SHORT TASK:
Leave the pictures out. Retype exactly the lines below from the one containing "Write a Python" through the one containing "from bokeh.core.properties import value", and no others.

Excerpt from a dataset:

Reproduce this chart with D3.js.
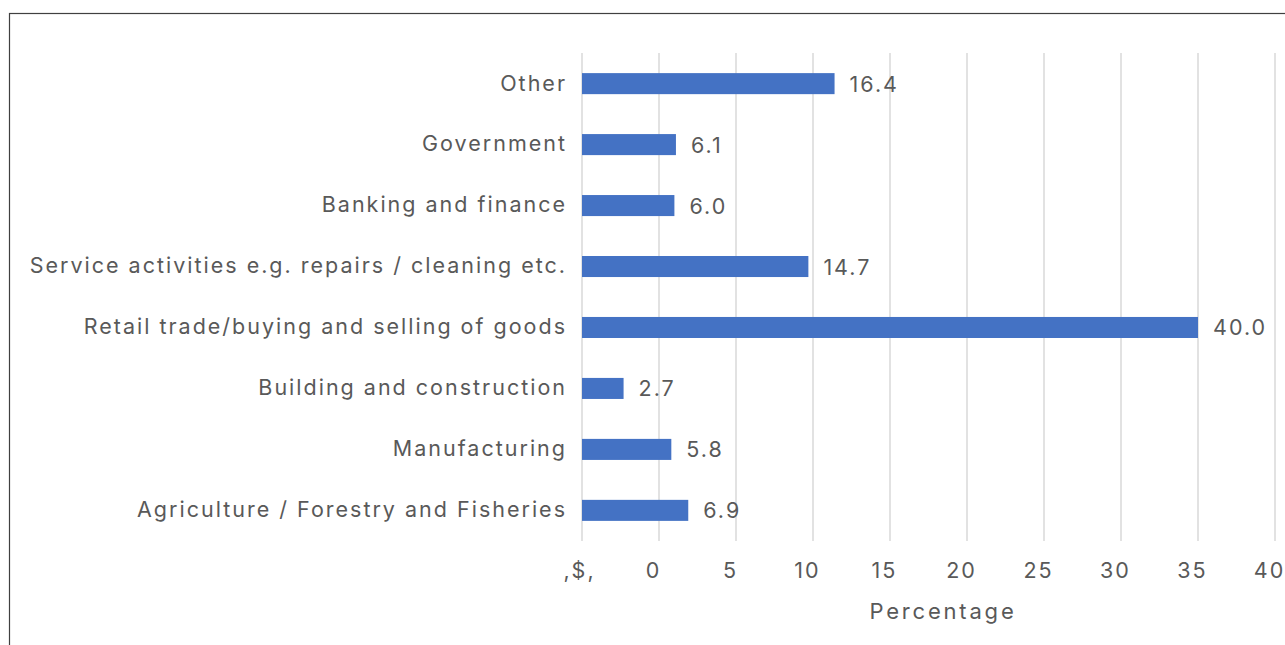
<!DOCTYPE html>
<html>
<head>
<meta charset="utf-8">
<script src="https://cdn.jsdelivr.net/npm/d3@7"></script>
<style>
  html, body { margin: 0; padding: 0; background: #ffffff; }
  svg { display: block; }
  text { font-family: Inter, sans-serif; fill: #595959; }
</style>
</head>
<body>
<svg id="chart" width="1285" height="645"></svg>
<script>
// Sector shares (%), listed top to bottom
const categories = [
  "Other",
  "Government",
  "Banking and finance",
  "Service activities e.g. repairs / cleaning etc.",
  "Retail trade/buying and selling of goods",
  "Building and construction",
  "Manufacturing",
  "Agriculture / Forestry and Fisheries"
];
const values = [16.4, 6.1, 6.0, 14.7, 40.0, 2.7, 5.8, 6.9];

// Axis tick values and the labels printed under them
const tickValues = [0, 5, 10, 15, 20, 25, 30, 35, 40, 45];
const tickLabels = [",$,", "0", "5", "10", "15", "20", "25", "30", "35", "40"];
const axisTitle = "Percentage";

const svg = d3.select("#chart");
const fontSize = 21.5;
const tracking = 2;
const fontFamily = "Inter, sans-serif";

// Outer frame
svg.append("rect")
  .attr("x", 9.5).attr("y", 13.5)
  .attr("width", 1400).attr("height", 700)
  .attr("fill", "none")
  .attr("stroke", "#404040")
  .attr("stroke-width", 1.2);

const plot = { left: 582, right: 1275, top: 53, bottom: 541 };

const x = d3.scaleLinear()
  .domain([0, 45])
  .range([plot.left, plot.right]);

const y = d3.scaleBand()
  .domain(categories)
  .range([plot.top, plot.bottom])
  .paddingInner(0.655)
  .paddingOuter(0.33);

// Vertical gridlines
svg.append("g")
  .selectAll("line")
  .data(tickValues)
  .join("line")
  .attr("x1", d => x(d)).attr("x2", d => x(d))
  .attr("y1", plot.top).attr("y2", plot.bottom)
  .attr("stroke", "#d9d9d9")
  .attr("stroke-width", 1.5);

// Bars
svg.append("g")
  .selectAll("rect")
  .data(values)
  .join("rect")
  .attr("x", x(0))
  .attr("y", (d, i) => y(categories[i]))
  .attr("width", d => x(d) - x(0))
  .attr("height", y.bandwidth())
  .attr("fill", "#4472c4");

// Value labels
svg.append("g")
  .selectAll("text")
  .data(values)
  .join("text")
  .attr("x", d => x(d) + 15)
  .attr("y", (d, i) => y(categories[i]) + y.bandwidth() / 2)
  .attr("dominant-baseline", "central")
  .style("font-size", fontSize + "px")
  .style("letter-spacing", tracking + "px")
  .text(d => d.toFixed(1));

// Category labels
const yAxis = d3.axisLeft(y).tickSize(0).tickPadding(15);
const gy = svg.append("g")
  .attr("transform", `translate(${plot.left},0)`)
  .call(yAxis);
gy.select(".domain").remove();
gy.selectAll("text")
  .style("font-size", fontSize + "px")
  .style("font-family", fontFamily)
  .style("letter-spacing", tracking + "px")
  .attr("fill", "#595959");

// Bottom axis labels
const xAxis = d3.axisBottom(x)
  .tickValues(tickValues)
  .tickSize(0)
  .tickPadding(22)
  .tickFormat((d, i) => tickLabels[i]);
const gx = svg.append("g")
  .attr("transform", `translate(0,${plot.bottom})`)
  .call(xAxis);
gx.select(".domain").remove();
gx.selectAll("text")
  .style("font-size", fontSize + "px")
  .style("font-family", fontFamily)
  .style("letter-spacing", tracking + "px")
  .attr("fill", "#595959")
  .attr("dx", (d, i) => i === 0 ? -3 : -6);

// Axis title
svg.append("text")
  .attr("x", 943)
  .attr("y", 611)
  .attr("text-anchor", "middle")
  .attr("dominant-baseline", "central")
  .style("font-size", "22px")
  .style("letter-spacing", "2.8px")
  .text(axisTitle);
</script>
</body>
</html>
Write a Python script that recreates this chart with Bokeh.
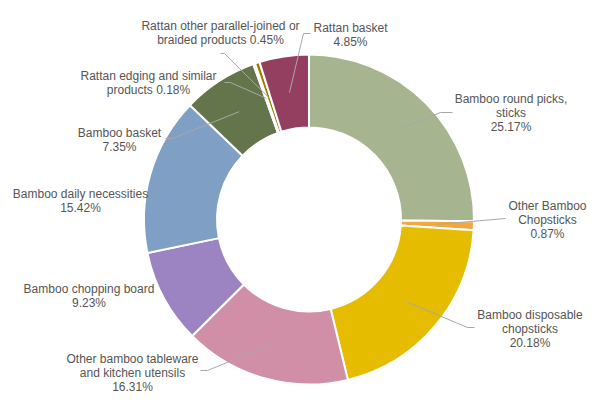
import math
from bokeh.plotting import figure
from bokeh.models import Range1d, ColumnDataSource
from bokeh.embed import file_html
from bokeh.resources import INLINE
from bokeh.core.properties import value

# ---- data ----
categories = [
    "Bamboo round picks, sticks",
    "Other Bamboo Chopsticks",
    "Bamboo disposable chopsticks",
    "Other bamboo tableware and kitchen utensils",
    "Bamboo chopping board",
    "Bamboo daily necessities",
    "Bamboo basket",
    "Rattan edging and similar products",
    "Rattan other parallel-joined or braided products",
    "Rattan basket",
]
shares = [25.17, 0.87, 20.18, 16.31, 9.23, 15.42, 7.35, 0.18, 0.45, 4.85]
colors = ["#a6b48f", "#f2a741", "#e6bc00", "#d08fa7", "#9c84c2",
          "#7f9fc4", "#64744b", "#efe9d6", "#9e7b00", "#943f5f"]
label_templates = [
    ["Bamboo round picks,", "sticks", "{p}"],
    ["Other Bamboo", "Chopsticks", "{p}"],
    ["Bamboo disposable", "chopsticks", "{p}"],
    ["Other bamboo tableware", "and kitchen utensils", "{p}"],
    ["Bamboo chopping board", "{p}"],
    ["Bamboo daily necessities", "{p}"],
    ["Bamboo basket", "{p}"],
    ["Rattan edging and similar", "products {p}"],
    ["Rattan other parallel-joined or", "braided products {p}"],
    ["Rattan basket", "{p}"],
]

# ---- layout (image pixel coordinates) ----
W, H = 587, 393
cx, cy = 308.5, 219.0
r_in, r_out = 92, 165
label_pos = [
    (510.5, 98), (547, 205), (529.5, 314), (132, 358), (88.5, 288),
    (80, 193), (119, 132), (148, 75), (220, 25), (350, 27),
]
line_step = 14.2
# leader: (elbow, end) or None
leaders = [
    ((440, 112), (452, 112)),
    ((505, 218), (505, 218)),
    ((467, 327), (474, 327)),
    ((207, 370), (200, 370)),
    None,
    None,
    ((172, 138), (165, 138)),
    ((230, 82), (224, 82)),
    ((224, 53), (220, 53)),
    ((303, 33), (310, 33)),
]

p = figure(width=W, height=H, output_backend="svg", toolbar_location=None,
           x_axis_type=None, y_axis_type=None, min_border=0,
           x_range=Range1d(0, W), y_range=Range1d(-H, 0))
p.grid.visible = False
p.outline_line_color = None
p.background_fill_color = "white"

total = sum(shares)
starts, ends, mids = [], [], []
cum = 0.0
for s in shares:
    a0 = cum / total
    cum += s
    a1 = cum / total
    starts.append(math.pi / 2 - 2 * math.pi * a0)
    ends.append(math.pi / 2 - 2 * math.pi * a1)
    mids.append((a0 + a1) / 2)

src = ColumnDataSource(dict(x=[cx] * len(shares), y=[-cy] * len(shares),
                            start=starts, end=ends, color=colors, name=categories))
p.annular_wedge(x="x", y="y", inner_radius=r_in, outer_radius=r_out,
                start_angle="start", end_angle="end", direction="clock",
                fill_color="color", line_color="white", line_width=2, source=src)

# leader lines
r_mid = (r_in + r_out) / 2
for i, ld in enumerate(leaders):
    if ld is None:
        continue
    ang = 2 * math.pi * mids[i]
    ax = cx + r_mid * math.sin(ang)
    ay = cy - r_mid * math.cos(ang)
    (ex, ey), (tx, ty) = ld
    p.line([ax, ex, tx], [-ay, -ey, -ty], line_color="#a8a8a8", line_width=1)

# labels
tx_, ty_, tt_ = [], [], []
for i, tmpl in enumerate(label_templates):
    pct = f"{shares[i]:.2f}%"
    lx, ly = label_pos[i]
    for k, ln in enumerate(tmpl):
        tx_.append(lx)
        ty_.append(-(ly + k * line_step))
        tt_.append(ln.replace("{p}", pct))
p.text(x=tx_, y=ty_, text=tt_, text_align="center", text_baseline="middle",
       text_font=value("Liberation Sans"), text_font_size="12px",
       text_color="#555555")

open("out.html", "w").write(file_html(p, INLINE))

TASK RESPONSE:
Write a Python script that recreates this chart with Bokeh.
import math
from bokeh.plotting import figure
from bokeh.models import Range1d, ColumnDataSource
from bokeh.embed import file_html
from bokeh.resources import INLINE
from bokeh.core.properties import value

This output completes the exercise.